6 Mayıs 2024 Pazartesi / 28 Sevval 1445

ABD'nin Türkiye'ye S-400 yaptırımına Rusya'dan açıklama

Rusya Dışişleri Bakanlığı tarafından yapılan açıklamada, ABD'nin Türkiye'ye S-400 yaptırım kararına ilişkin, ABD'nin dürüst rekabet becerisinden yoksunluğunun göstergesi olduğu belirtildi. Rusya Dışişleri Bakanlığı Sözcüsü Mariya Zaharova, 'Bu, oyunu kurallarına göre oynayarak rekabet edemediklerinin bir başka göstergesi. Bu nedenledir ki kendilerine rekabet üstünlüğü sağlamak adına birtakım adımlar atıyorlar.' dedi.

16 Aralık 2020 Çarşamba 18:36 - Güncelleme:
ABD'nin Türkiye'ye S-400 yaptırımına Rusya'dan açıklama

Rusya Dışişleri Bakanlığı Sözcüsü Mariya Zaharova, S-400 savunma sistemi satın alması yüzünden Türkiye'ye yaptırım uygulamasının, ABD'nin dürüst rekabet becerisinden yoksunluğunun göstergesi olduğu belirtti. 

Sputnik'in haberine göre, Zaharova, "Bu, oyunu kurallarına göre oynayarak rekabet edemediklerinin bir başka göstergesi. Bu nedenledir ki kendilerine rekabet üstünlüğü sağlamak adına birtakım adımlar atıyorlar ve bu adımların yasadışı olmasını da önemsemiyorlar. Sözünü ettiğim yasadışı adımlardan biri de askeri-teknik alanda uygulama kararı aldıkları tek taraflı yaptırımlardır" ifadelerini kullandı.

"ABD'NİN SİLAH İHRACATINI SİYASİ BASKI ARACI OLARAK GÖRÜYOR"

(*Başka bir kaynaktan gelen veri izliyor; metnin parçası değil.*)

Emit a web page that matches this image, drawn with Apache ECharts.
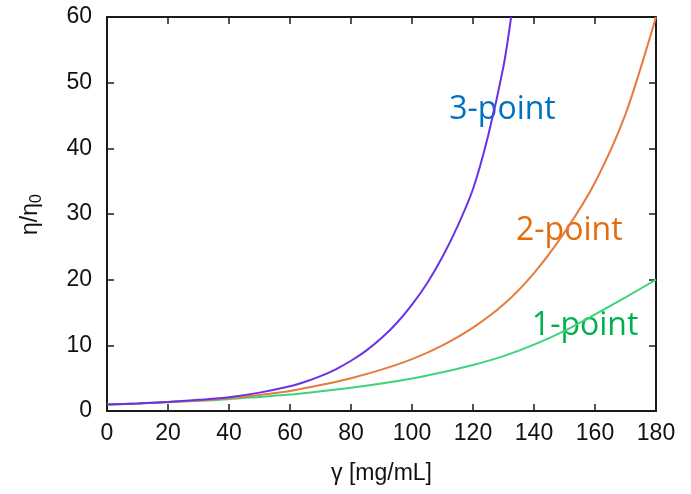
<!DOCTYPE html>
<html>
<head>
<meta charset="utf-8">
<script src="https://cdn.jsdelivr.net/npm/echarts@6/dist/echarts.min.js"></script>
<style>
  html, body { margin: 0; padding: 0; background: #fff; }
  #chart { width: 691px; height: 494px; }
</style>
</head>
<body>
<div id="chart"></div>
<script>
// gamma [mg/mL] vs relative viscosity
const x1 = [0, 10, 20, 30, 40, 50, 60, 70, 80, 90, 100, 110, 120, 130, 140, 150, 160, 170, 180]
const y1 = [1.0, 1.15, 1.35, 1.55, 1.8, 2.15, 2.5, 3.0, 3.55, 4.2, 4.95, 5.9, 7.0, 8.35, 10.1, 12.2, 14.7, 17.3, 20.0]

const x2 = [0, 10, 20, 30, 40, 50, 60, 70, 80, 90, 100, 110, 120, 130, 140, 150, 160, 170, 180]
const y2 = [1.0, 1.15, 1.37, 1.6, 1.95, 2.45, 3.05, 3.95, 5.0, 6.3, 7.9, 10.0, 12.7, 16.2, 21.0, 27.2, 34.8, 45.2, 60]

const x3 = [0, 10, 20, 30, 40, 50, 60, 65, 70, 75, 80, 85, 90, 95, 100, 105, 110, 115, 120, 125, 130, 132.5]
const y3 = [1.0, 1.15, 1.37, 1.7, 2.1, 2.8, 3.76, 4.45, 5.3, 6.35, 7.65, 9.2, 11.1, 13.4, 16.2, 19.5, 23.5, 28.2, 33.8, 42, 52.5, 60]

const curveNames = ['1-point', '2-point', '3-point']
const curveColors = ['#3fd47a', '#e57b3c', '#6a32e6']
const textColors = ['#00b050', '#e46c0a', '#0070c0']
// label anchors in data coords (left edge, middle)
const labelPos = [[139.3, 12.9], [134.1, 27.4], [112.2, 45.8]]

const chart = echarts.init(document.getElementById('chart'))

const tickFont = { fontFamily: 'Liberation Sans', fontSize: 23, color: '#111' }
const frame = { show: true, onZero: false, lineStyle: { color: '#1a1a1a', width: 2 } }
const ticks = { show: true, inside: true, length: 7, lineStyle: { color: '#1a1a1a', width: 1.5 } }

function pairs(xs, ys) {
  return xs.map((x, i) => [x, ys[i]])
}

chart.setOption({
  animation: false,
  grid: { left: 107, right: 35, top: 17, bottom: 83 },
  xAxis: [{
    type: 'value',
    min: 0,
    max: 180,
    interval: 20,
    name: 'γ [mg/mL]',
    nameLocation: 'middle',
    nameGap: 51,
    nameTextStyle: { fontFamily: 'Liberation Sans', fontSize: 23, color: '#111' },
    axisLine: frame,
    axisTick: ticks,
    axisLabel: Object.assign({ margin: 11 }, tickFont),
    splitLine: { show: false }
  }, {
    type: 'value',
    position: 'top',
    min: 0,
    max: 180,
    interval: 20,
    axisLine: frame,
    axisTick: ticks,
    axisLabel: { show: false },
    splitLine: { show: false }
  }],
  yAxis: [{
    type: 'value',
    min: 0,
    max: 60,
    interval: 10,
    axisLine: frame,
    axisTick: ticks,
    axisLabel: Object.assign({ margin: 15 }, tickFont),
    splitLine: { show: false }
  }, {
    type: 'value',
    position: 'right',
    min: 0,
    max: 60,
    interval: 10,
    axisLine: frame,
    axisTick: ticks,
    axisLabel: { show: false },
    splitLine: { show: false }
  }],
  series: [
    { name: curveNames[0], data: pairs(x1, y1) },
    { name: curveNames[1], data: pairs(x2, y2) },
    { name: curveNames[2], data: pairs(x3, y3) }
  ].map((s, i) => Object.assign(s, {
    type: 'line',
    smooth: 0.3,
    showSymbol: false,
    clip: true,
    lineStyle: { color: curveColors[i], width: 2 },
    itemStyle: { color: curveColors[i] }
  }))
})

// curve labels and the rotated y title
const graphics = curveNames.map((name, i) => {
  const p = chart.convertToPixel({ gridIndex: 0 }, labelPos[i])
  return {
    type: 'text',
    x: p[0],
    y: p[1],
    style: {
      text: name,
      fill: textColors[i],
      font: '32px "Open Sans"',
      textAlign: 'left',
      textVerticalAlign: 'middle'
    }
  }
})

graphics.push({
  type: 'group',
  x: 31,
  y: 210,
  rotation: Math.PI / 2,
  children: [{
    type: 'text',
    x: -25,
    y: 0,
    style: { text: 'η/η', fill: '#111', font: '23px "Liberation Sans"', textAlign: 'left', textVerticalAlign: 'middle' }
  }, {
    type: 'text',
    x: 7,
    y: 6,
    style: { text: '0', fill: '#111', font: '16px "Liberation Sans"', textAlign: 'left', textVerticalAlign: 'middle' }
  }]
})

chart.setOption({ graphic: graphics })
</script>
</body>
</html>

ABD'nin Türkiye'ye yaptırımlarını Rus isimlere yorumlatan Kommersant gazetesi, ABD öncülüğündeki Batı dünyasının Türkiye'nin kendilerine sırt çevirmesi için her yola başvurduğunu söyledi. Türkiye'yi Batı ile ittifak yapmaya zorlandığını öne süren Rus uzmanlar, ABD'nin silah ihracatını siyasi baskı aracı olarak gördüğünü ve Türkiye'ye uygulanan yaptırımların da bu minvalde değerlendirilmesi gerektiğini kaydetti.

Moskova Ekonomi Yüksekokulu Öğretim Üyesi Vasiliy Kaşin, yaptırımların Türkiye'nin Amerikan teknolojileri ve ekipmanlarıyla savunma araçları üretme kapasitesini etkilemek ve Türk ordusundaki Amerikan askeri araçlarının bakımını zorlaştırmak olmak üzere iki amaca hizmet ettiğini belirtti. "Uzun vadede bu kopuş kaçınılmazdı. ABD, silah ihracatını siyasi baskı aracı olarak görüyor. Ancak karmaşık Amerikan silah sistemleri ihracatı, bağımsız dış politikayla kıyaslanamaz" diyen Kaşin, Erdoğan'ın çok vektörlü dış politikaya geçmesinin ardından Türkiye'nin Çin, Rusya, Güney Kore, İsrail ve çeşitli ülkelerle askeri-teknik bağlarını güçlendirdiğini ve dolayısıyla ABD'yle cepheleşmenin kaçınılmaz hale geldiğini vurguladı.